How do I convincingly write without irritation about my painting education experience if that pedagogical imprint had been grounded in ambivalence, paternalism and sometimes outright hostility? How do I also work through this? How to push away from an education that promotes a stale and dreary form of contextual sublimation? Is the answer to put forth a body of pre-emptive ‘late’ artworks?

Painting can be either on or off, specific or general, hot or cold, dead or alive. So on and so forth, over and over etc, etc. The paintings when they were first installed floated in front of the wall which itself had undergone a similar process of painting and repainting over a much longer period of time. (Jon Knowles, 2012)

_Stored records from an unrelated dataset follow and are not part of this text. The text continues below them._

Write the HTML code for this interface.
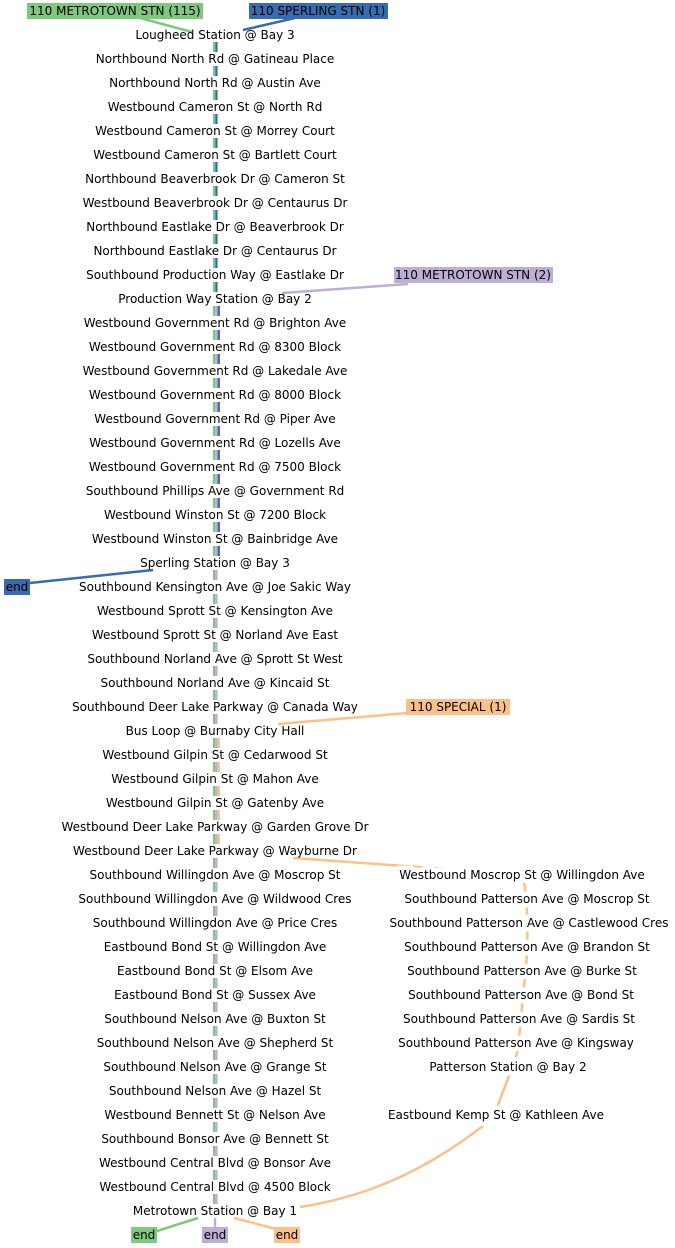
<!DOCTYPE html>
<html><head><meta charset="utf-8"><style>
html,body{margin:0;padding:0;background:#fff}
svg{display:block}
text{font-family:"DejaVu Sans","Liberation Sans",sans-serif;font-size:12px;fill:#000}
.m text{text-anchor:middle}
.bg{stroke:#fff;stroke-width:9px;paint-order:stroke;stroke-linejoin:round}
</style></head><body>
<svg width="675" height="1248" viewBox="0 0 675 1248" xmlns="http://www.w3.org/2000/svg">
<g fill="none" stroke-width="2.5">
<path d="M140,18 L192,32" stroke="#7fc97f"/>
<path d="M295,18 L243,30" stroke="#386cb0"/>
<path d="M408,284 L282,293" stroke="#beaed4"/>
<path d="M30,583 L153,570" stroke="#386cb0"/>
<path d="M420,712 L278,724" stroke="#fdc086"/>
<path d="M293,858 L446,869" stroke="#fdc086"/>
<path d="M524,883 C528,900 529,950 524,985 L518,1050 C512,1070 505,1085 497,1108" stroke="#fdc086"/>
<path d="M488,1122 C440,1160 380,1195 300,1207" stroke="#fdc086"/>
<path d="M198,1218 L157,1231" stroke="#7fc97f"/>
<path d="M215,1218 L215,1228" stroke="#beaed4"/>
<path d="M234,1218 L276,1229" stroke="#fdc086"/>
</g>
<g id="strands"></g>
<rect x="27" y="3" width="176" height="16" fill="#7fc97f"/>
<rect x="249" y="3" width="139" height="16" fill="#386cb0"/>
<rect x="394" y="267" width="159" height="16" fill="#beaed4"/>
<rect x="406" y="699" width="104" height="16" fill="#fdc086"/>
<rect x="4" y="579" width="26" height="16" fill="#386cb0"/>
<rect x="131" y="1227" width="26" height="16" fill="#7fc97f"/>
<rect x="202" y="1227" width="26" height="16" fill="#beaed4"/>
<rect x="274" y="1227" width="26" height="16" fill="#fdc086"/>
<g class="m">
<text x="115" y="15">110 METROTOWN STN (115)</text>
<text x="318" y="15">110 SPERLING STN (1)</text>
<text x="473" y="279">110 METROTOWN STN (2)</text>
<text x="458" y="711">110 SPECIAL (1)</text>
<text x="17" y="591">end</text>
<text x="144" y="1239">end</text>
<text x="215" y="1239">end</text>
<text x="287" y="1239">end</text>
</g>
<g class="m" id="main"></g>
<g class="m bg">
<text x="522" y="879">Westbound Moscrop St @ Willingdon Ave</text>
<text x="527" y="903">Southbound Patterson Ave @ Moscrop St</text>
<text x="529" y="927">Southbound Patterson Ave @ Castlewood Cres</text>
<text x="527" y="951">Southbound Patterson Ave @ Brandon St</text>
<text x="522" y="975">Southbound Patterson Ave @ Burke St</text>
<text x="521" y="999">Southbound Patterson Ave @ Bond St</text>
<text x="519" y="1023">Southbound Patterson Ave @ Sardis St</text>
<text x="516" y="1047">Southbound Patterson Ave @ Kingsway</text>
<text x="508" y="1071">Patterson Station @ Bay 2</text>
<text x="496" y="1119">Eastbound Kemp St @ Kathleen Ave</text>
</g>
</svg>
<script>
var L=["Lougheed Station @ Bay 3","Northbound North Rd @ Gatineau Place","Northbound North Rd @ Austin Ave","Westbound Cameron St @ North Rd","Westbound Cameron St @ Morrey Court","Westbound Cameron St @ Bartlett Court","Northbound Beaverbrook Dr @ Cameron St","Westbound Beaverbrook Dr @ Centaurus Dr","Northbound Eastlake Dr @ Beaverbrook Dr","Northbound Eastlake Dr @ Centaurus Dr","Southbound Production Way @ Eastlake Dr","Production Way Station @ Bay 2","Westbound Government Rd @ Brighton Ave","Westbound Government Rd @ 8300 Block","Westbound Government Rd @ Lakedale Ave","Westbound Government Rd @ 8000 Block","Westbound Government Rd @ Piper Ave","Westbound Government Rd @ Lozells Ave","Westbound Government Rd @ 7500 Block","Southbound Phillips Ave @ Government Rd","Westbound Winston St @ 7200 Block","Westbound Winston St @ Bainbridge Ave","Sperling Station @ Bay 3","Southbound Kensington Ave @ Joe Sakic Way","Westbound Sprott St @ Kensington Ave","Westbound Sprott St @ Norland Ave East","Southbound Norland Ave @ Sprott St West","Southbound Norland Ave @ Kincaid St","Southbound Deer Lake Parkway @ Canada Way","Bus Loop @ Burnaby City Hall","Westbound Gilpin St @ Cedarwood St","Westbound Gilpin St @ Mahon Ave","Westbound Gilpin St @ Gatenby Ave","Westbound Deer Lake Parkway @ Garden Grove Dr","Westbound Deer Lake Parkway @ Wayburne Dr","Southbound Willingdon Ave @ Moscrop St","Southbound Willingdon Ave @ Wildwood Cres","Southbound Willingdon Ave @ Price Cres","Eastbound Bond St @ Willingdon Ave","Eastbound Bond St @ Elsom Ave","Eastbound Bond St @ Sussex Ave","Southbound Nelson Ave @ Buxton St","Southbound Nelson Ave @ Shepherd St","Southbound Nelson Ave @ Grange St","Southbound Nelson Ave @ Hazel St","Westbound Bennett St @ Nelson Ave","Southbound Bonsor Ave @ Bennett St","Westbound Central Blvd @ Bonsor Ave","Westbound Central Blvd @ 4500 Block","Metrotown Station @ Bay 1"];
var NS="http://www.w3.org/2000/svg",m=document.getElementById("main"),s=document.getElementById("strands");
var G="#7fc97f",P="#beaed4",B="#386cb0",O="#fdc086";
for(var i=1;i<=50;i++){var y=11+24*i;var t=document.createElementNS(NS,"text");t.setAttribute("x",215);t.setAttribute("y",y+4);t.textContent=L[i-1];m.appendChild(t);
if(i<50){var c;if(i<=11)c=[G,B];else if(i<=22)c=[G,P,B];else if(i<=29)c=[G,P];else if(i<=34)c=[G,P,O];else c=[G,P];
var x0=213;for(var k=0;k<c.length;k++){var r=document.createElementNS(NS,"rect");r.setAttribute("x",x0+k*2.3);r.setAttribute("y",y+7);r.setAttribute("width",2.3);r.setAttribute("height",10);r.setAttribute("fill",c[k]);s.appendChild(r);}}}
</script>
</body></html>
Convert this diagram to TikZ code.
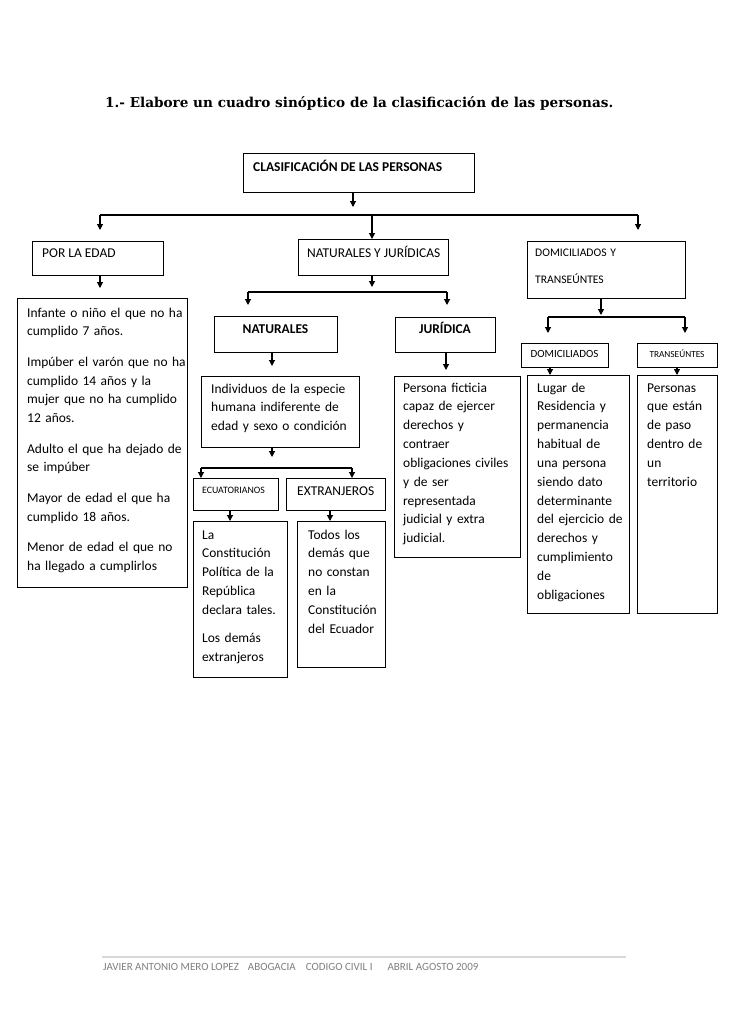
\documentclass[tikz,border=0pt]{standalone}
\usepackage{fontspec}
\setmainfont{Carlito}
\newfontfamily\titlefont{DejaVu Serif}
\usetikzlibrary{arrows.meta}
\definecolor{footgray}{HTML}{7F7F7F}
\definecolor{footline}{HTML}{D9D9D9}
\begin{document}
\begin{tikzpicture}[x=1pt,y=-1pt,
  box/.style={draw, line width=1.1pt, inner sep=0pt, anchor=north west},
  body/.style={anchor=base west, inner sep=0pt, align=left, text width=200pt,
    font=\fontsize{13.46}{18.85}\selectfont},
  lbl/.style={anchor=base west, inner sep=0pt, font=\fontsize{13.46}{16}\selectfont},
  arr/.style={-{Triangle[length=6pt,width=6pt]}, line width=1.1pt},
  ln/.style={line width=1.1pt}]
\useasboundingbox (0,0) rectangle (728,1030);
\fill[white] (0,0) rectangle (728,1030);

% title
\node[anchor=base west, inner sep=0pt, font=\titlefont\bfseries\fontsize{13.6}{16}\selectfont] (title) at (105,108)
  {1.- Elabore un cuadro sinóptico de la clasificación de las personas.};

% boxes
\node[box, minimum width=231pt, minimum height=39pt] (top) at (243,153) {};
\node[box, minimum width=131pt, minimum height=34pt] (edad) at (32,241) {};
\node[box, minimum width=150pt, minimum height=36pt] (nj) at (298,239) {};
\node[box, minimum width=158pt, minimum height=57pt] (dyt) at (527,241) {};
\node[box, minimum width=170pt, minimum height=289pt] (inf) at (17,298) {};
\node[box, minimum width=123pt, minimum height=36pt] (nat) at (214,316) {};
\node[box, minimum width=100pt, minimum height=35pt] (jur) at (395,317) {};
\node[box, minimum width=158pt, minimum height=71pt] (ind) at (201,376) {};
\node[box, minimum width=85pt, minimum height=32pt] (ecu) at (193,478) {};
\node[box, minimum width=99pt, minimum height=32pt] (ext) at (286,478) {};
\node[box, minimum width=94pt, minimum height=156pt] (la) at (193,521) {};
\node[box, minimum width=88pt, minimum height=146pt] (tod) at (297,521) {};
\node[box, minimum width=126pt, minimum height=181pt] (per) at (394,376) {};
\node[box, minimum width=87pt, minimum height=24pt] (dom) at (521,343) {};
\node[box, minimum width=80pt, minimum height=24pt] (tra) at (637,343) {};
\node[box, minimum width=102pt, minimum height=238pt] (lug) at (527,375) {};
\node[box, minimum width=80pt, minimum height=238pt] (pso) at (637,375) {};

% texts
\node[lbl, font=\fontsize{13.46}{16}\selectfont\bfseries] (ttop) at (253,171) {CLASIFICACIÓN DE LAS PERSONAS};
\node[lbl] (tedad) at (42,257) {POR LA EDAD};
\node[lbl] (tnj) at (307,257) {NATURALES Y JURÍDICAS};
\node[body, font=\fontsize{11.6}{27}\selectfont] (tdyt) at (535,256) {DOMICILIADOS Y\\TRANSEÚNTES};
\node[body] (tinf) at (27,317) {Infante o niño el que no ha\\cumplido 7 años.\\[11.5pt]
  Impúber el varón que no ha\\cumplido 14 años y la\\mujer que no ha cumplido\\12 años.\\[11.5pt]
  Adulto el que ha dejado de\\se impúber\\[11.5pt]
  Mayor de edad el que ha\\cumplido 18 años.\\[11.5pt]
  Menor de edad el que no\\ha llegado a cumplirlos};
\node[anchor=base, inner sep=0pt, font=\fontsize{13.46}{16}\selectfont\bfseries] (tnat) at (275.5,333) {NATURALES};
\node[anchor=base, inner sep=0pt, font=\fontsize{13.46}{16}\selectfont\bfseries] (tjur) at (445,333) {JURÍDICA};
\node[body] (tind) at (211,393) {Individuos de la especie\\humana indiferente de\\edad y sexo o condición};
\node[lbl, font=\fontsize{9.8}{12}\selectfont] (tecu) at (202,493) {ECUATORIANOS};
\node[lbl] (text) at (297,495) {EXTRANJEROS};
\node[body] (tla) at (202,539) {La\\Constitución\\Política de la\\República\\declara tales.\\[9pt]Los demás\\extranjeros};
\node[body] (ttod) at (308,539) {Todos los\\demás que\\no constan\\en la\\Constitución\\del Ecuador};
\node[body] (tper) at (403,392) {Persona ficticia\\capaz de ejercer\\derechos y\\contraer\\obligaciones civiles\\y de ser\\representada\\judicial y extra\\judicial.};
\node[anchor=base, inner sep=0pt, font=\fontsize{11}{13}\selectfont] (tdom) at (564.5,357) {DOMICILIADOS};
\node[anchor=base, inner sep=0pt, font=\fontsize{9.3}{11}\selectfont] (ttra) at (677,357) {TRANSEÚNTES};
\node[body] (tlug) at (537,392) {Lugar de\\Residencia y\\permanencia\\habitual de\\una persona\\siendo dato\\determinante\\del ejercicio de\\derechos y\\cumplimiento\\de\\obligaciones};
\node[body] (tpso) at (647,392) {Personas\\que están\\de paso\\dentro de\\un\\territorio};

% bus coordinates
\coordinate (b1l) at (100,215);
\coordinate (b1m) at (372,215);
\coordinate (b1r) at (638,215);
\coordinate (c1) at (353,215);
\coordinate (b2l) at (248,292);
\coordinate (b2r) at (447,292);
\coordinate (c2) at (372,292);
\coordinate (b3l) at (201,468);
\coordinate (b3r) at (352,468);
\coordinate (c3) at (272,468);
\coordinate (b4l) at (548,317);
\coordinate (b4r) at (685,317);
\coordinate (c4) at (601,317);
\coordinate (cE) at (100,0);
\coordinate (cJ) at (446,0);
\coordinate (cEc) at (230,0);
\coordinate (cEx) at (330,0);
\coordinate (cD) at (550,0);
\coordinate (cT) at (677,0);

% level 1
\draw[arr, shorten >=8pt] (top.south -| c1) -- (c1);
\draw[ln] (b1l) -- (b1r);
\draw[arr, shorten >=11pt] (b1l) -- (edad.north -| b1l);
\draw[arr] (b1m) -- (nj.north -| b1m);
\draw[arr, shorten >=11pt] (b1r) -- (dyt.north -| b1r);

% por la edad
\draw[arr, shorten >=10pt] (edad.south -| cE) -- (inf.north -| cE);

% naturales y juridicas
\draw[arr, shorten >=5pt] (nj.south -| c2) -- (c2);
\draw[ln] (b2l) -- (b2r);
\draw[arr, shorten >=11pt] (b2l) -- (nat.north -| b2l);
\draw[arr, shorten >=12pt] (b2r) -- (jur.north -| b2r);
\draw[arr, shorten >=10pt] (nat.south -| c3) -- (ind.north -| c3);
\draw[arr, shorten >=6pt] (jur.south -| cJ) -- (per.north -| cJ);
\draw[arr, shorten >=11pt] (ind.south -| c3) -- (c3);
\draw[ln] (b3l) -- (b3r);
\draw[arr] (b3l) -- (ecu.north -| b3l);
\draw[arr] (b3r) -- (ext.north -| b3r);
\draw[arr] (ecu.south -| cEc) -- (la.north -| cEc);
\draw[arr] (ext.south -| cEx) -- (tod.north -| cEx);

% domiciliados y transeuntes
\draw[arr, shorten >=2pt] (dyt.south -| c4) -- (c4);
\draw[ln] (b4l) -- (b4r);
\draw[arr, shorten >=10pt] (b4l) -- (dom.north -| b4l);
\draw[arr, shorten >=10pt] (b4r) -- (tra.north -| b4r);
\draw[arr] (dom.south -| cD) -- (lug.north -| cD);
\draw[arr] (tra.south -| cT) -- (pso.north -| cT);

% footer
\coordinate (fl) at (102,957);
\coordinate (fr) at (626,957);
\draw[footline, line width=1.6pt] (fl) -- (fr);
\node[anchor=base west, inner sep=0pt, text=footgray, font=\fontsize{11}{13}\selectfont] (foot) at (103,970)
  {JAVIER ANTONIO MERO LOPEZ\hspace{9pt}ABOGACIA\hspace{10pt}CODIGO CIVIL I\hspace{15pt}ABRIL AGOSTO 2009};
\end{tikzpicture}
\end{document}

[1] A term translated from the german “blutorangen” used by Sigfried Kracauer in his study of the Weimar republic’s emergence of the white-collar worker. The blood orange is only really motivated to protect their own self-interests and conceal their true opinions in order to succeed in the workplace. Orange on the outside, red on the inside. (Walter Benjamin, “An Outsider Makes His Mark,” in Walter Benjamin: Selected Writings, Volume 2, part 1, 1927-1930 (Walter Benjamin). Cambridge: Belknap Press, 2005: 310–311n7)

[2] This looseness has not come without a fair share of doubt and anxiety. I have really returned to painting in earnest as a way to think through a series of spatial and conceptual predicaments that I have found myself in since moving into a very large studio facility. There is also a melancholy, bitterness and sadness when reflecting on my memories of a painting-teacher who took his own life in 2009, the same time I moved into my current studio. For all the seemingly serene hours embedded in these wood panels, there is double the amount of hours filled with trepidation. These paintings represent my attempt at trying to come to grips with the institutions (and certain individuals) of art. There is an interest for me in trying to make something of the networked painting: namely the assumptions, problems, and supposed resolutions passed down from previous generations.